- _Problem statement_
Starting at the first line of the listing below, repeat each line up to and including the one containing "box] (0,0) rectangle (1413,1164);". Leave out pictures.

- _Supplied information_
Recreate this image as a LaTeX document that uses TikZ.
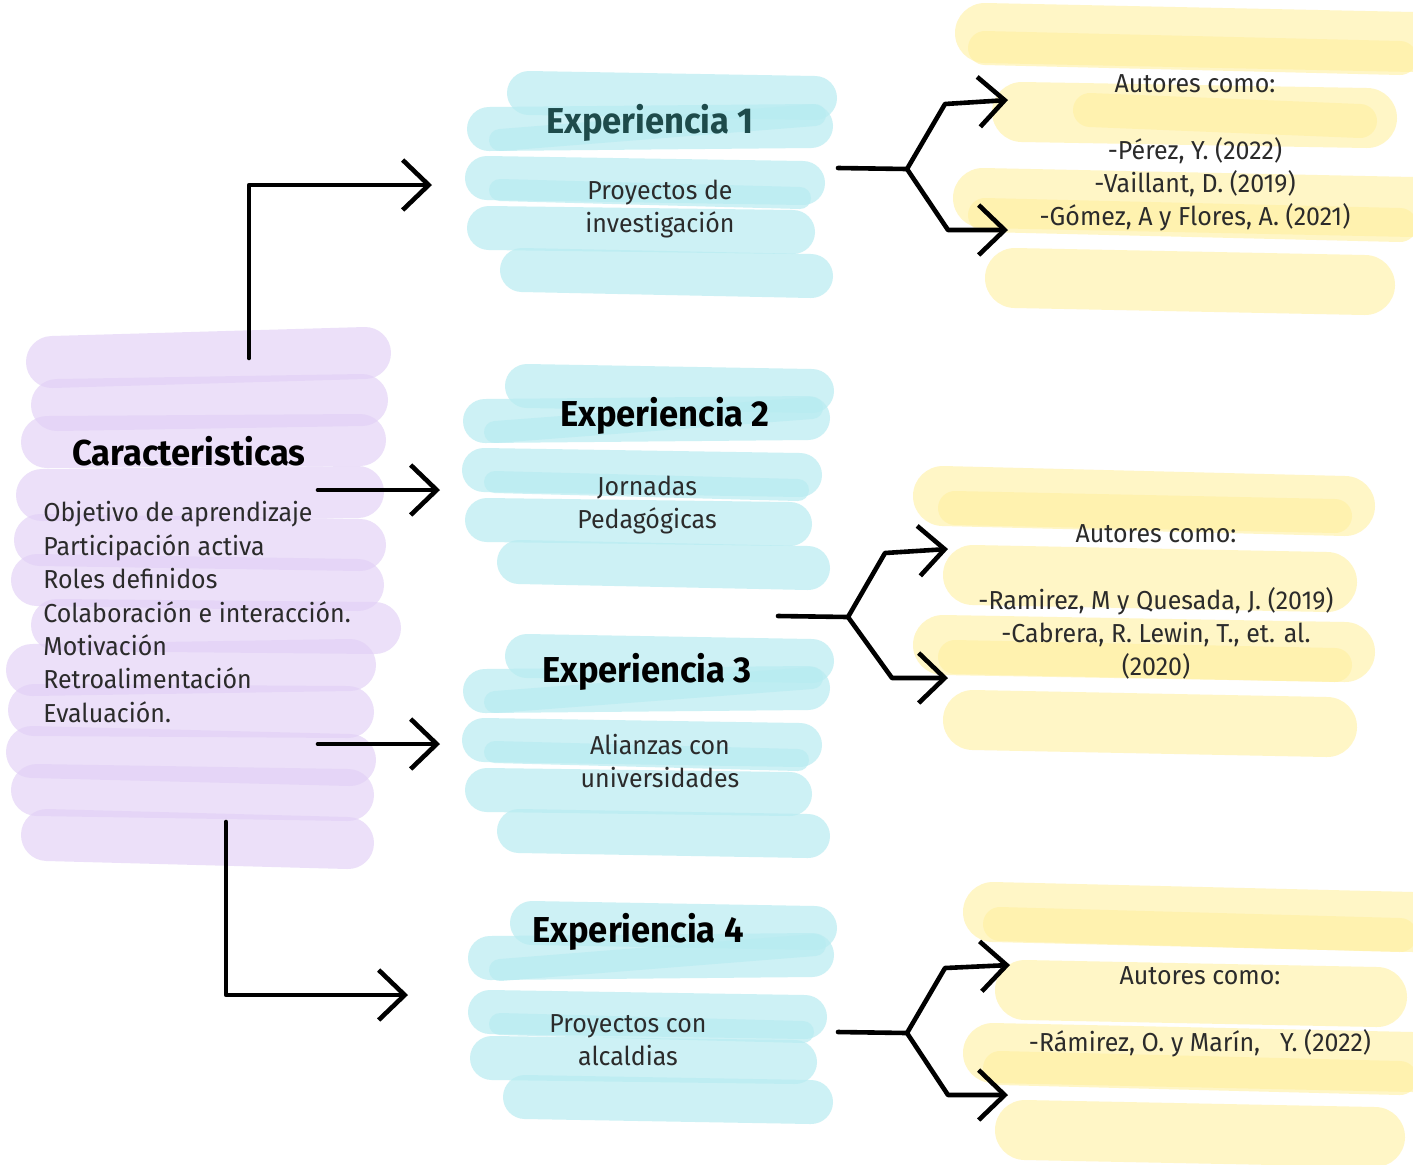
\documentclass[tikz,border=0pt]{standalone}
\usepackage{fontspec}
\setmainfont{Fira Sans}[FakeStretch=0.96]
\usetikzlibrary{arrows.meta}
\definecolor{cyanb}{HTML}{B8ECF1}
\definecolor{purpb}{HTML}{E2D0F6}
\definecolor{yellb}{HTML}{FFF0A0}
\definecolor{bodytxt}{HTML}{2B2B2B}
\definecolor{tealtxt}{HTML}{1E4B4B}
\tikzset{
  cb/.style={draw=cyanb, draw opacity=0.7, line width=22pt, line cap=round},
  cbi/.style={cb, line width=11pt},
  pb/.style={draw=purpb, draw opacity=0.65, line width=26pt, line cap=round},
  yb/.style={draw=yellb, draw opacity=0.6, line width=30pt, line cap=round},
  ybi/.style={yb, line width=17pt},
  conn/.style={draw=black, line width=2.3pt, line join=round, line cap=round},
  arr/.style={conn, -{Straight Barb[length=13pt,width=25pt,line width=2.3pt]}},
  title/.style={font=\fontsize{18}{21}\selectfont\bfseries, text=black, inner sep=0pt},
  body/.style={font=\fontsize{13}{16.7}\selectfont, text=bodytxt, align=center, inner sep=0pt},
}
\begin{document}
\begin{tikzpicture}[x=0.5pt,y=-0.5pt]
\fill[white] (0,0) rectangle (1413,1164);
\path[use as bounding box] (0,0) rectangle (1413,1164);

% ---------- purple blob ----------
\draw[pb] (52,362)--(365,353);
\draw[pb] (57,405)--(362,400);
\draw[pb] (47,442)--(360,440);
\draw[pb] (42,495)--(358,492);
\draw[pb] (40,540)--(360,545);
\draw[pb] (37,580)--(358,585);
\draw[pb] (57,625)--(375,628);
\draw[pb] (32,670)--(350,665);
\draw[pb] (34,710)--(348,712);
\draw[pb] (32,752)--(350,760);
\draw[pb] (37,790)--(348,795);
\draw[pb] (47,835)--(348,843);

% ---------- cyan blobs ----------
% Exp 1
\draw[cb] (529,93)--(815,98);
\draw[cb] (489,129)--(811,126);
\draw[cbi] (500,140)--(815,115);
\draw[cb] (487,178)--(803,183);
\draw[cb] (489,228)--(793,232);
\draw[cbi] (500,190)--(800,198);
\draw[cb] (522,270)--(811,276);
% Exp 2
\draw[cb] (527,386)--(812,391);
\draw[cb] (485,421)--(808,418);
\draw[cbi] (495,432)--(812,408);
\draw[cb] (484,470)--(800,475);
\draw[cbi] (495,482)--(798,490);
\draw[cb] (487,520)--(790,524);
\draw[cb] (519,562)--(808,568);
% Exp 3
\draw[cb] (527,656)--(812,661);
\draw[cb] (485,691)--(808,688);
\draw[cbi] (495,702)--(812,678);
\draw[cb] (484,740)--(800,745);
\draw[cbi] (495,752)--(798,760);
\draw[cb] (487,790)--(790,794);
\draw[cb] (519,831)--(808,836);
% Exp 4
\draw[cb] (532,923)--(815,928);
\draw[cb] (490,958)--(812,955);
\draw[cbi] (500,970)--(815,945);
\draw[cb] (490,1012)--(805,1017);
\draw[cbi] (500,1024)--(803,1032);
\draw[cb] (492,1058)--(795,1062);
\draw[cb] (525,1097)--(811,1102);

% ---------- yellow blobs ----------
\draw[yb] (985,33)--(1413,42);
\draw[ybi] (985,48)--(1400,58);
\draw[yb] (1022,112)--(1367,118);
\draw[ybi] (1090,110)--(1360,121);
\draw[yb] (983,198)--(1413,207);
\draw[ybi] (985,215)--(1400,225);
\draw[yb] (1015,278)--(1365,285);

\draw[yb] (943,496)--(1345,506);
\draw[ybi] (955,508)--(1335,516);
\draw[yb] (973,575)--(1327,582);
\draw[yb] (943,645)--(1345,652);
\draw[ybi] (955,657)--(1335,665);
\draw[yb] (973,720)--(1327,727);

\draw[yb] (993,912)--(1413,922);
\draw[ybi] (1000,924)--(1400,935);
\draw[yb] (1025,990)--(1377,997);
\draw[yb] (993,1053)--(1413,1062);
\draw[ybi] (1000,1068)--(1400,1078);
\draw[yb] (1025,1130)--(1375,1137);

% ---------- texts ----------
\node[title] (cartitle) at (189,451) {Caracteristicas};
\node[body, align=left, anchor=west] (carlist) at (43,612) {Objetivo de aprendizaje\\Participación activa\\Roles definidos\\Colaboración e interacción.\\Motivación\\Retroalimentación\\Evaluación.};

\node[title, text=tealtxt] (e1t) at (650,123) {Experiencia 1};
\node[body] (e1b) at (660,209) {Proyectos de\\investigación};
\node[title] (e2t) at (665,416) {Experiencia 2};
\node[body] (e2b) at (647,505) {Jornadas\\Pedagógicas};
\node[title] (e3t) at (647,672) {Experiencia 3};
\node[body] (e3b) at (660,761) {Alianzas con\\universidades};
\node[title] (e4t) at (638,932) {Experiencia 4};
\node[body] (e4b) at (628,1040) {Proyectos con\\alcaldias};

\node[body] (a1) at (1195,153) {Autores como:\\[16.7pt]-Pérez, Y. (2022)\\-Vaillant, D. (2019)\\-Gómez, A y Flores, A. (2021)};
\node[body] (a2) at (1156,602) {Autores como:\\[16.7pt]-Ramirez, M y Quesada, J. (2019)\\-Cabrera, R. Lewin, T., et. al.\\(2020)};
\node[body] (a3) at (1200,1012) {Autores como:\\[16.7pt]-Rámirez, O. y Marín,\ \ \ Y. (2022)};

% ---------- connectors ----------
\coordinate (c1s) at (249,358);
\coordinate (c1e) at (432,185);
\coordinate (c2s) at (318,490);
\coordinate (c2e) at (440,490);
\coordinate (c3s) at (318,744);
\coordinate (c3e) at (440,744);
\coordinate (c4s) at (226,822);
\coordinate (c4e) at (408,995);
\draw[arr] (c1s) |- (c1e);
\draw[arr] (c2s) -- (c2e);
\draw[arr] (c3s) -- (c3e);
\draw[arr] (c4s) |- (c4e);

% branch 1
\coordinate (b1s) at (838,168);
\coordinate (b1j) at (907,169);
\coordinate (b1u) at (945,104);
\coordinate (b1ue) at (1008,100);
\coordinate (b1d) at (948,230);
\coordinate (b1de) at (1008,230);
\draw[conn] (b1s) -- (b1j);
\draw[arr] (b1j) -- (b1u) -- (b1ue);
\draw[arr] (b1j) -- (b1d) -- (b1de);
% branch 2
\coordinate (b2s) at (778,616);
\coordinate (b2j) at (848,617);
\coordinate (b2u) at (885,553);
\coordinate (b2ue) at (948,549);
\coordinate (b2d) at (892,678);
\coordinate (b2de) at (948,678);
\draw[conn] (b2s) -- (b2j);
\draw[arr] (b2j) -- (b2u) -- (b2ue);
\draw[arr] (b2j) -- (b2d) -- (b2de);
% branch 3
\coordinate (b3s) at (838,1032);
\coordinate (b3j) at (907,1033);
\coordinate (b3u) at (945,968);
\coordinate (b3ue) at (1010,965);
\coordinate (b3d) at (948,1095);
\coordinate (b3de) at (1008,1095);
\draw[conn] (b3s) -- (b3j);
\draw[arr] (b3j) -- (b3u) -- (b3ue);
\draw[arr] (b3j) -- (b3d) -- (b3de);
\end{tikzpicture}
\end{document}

- _Written solution_
Recreate this image as a LaTeX document that uses TikZ.
\documentclass[tikz,border=0pt]{standalone}
\usepackage{fontspec}
\setmainfont{Fira Sans}[FakeStretch=0.96]
\usetikzlibrary{arrows.meta}
\definecolor{cyanb}{HTML}{B8ECF1}
\definecolor{purpb}{HTML}{E2D0F6}
\definecolor{yellb}{HTML}{FFF0A0}
\definecolor{bodytxt}{HTML}{2B2B2B}
\definecolor{tealtxt}{HTML}{1E4B4B}
\tikzset{
  cb/.style={draw=cyanb, draw opacity=0.7, line width=22pt, line cap=round},
  cbi/.style={cb, line width=11pt},
  pb/.style={draw=purpb, draw opacity=0.65, line width=26pt, line cap=round},
  yb/.style={draw=yellb, draw opacity=0.6, line width=30pt, line cap=round},
  ybi/.style={yb, line width=17pt},
  conn/.style={draw=black, line width=2.3pt, line join=round, line cap=round},
  arr/.style={conn, -{Straight Barb[length=13pt,width=25pt,line width=2.3pt]}},
  title/.style={font=\fontsize{18}{21}\selectfont\bfseries, text=black, inner sep=0pt},
  body/.style={font=\fontsize{13}{16.7}\selectfont, text=bodytxt, align=center, inner sep=0pt},
}
\begin{document}
\begin{tikzpicture}[x=0.5pt,y=-0.5pt]
\fill[white] (0,0) rectangle (1413,1164);
\path[use as bounding box] (0,0) rectangle (1413,1164);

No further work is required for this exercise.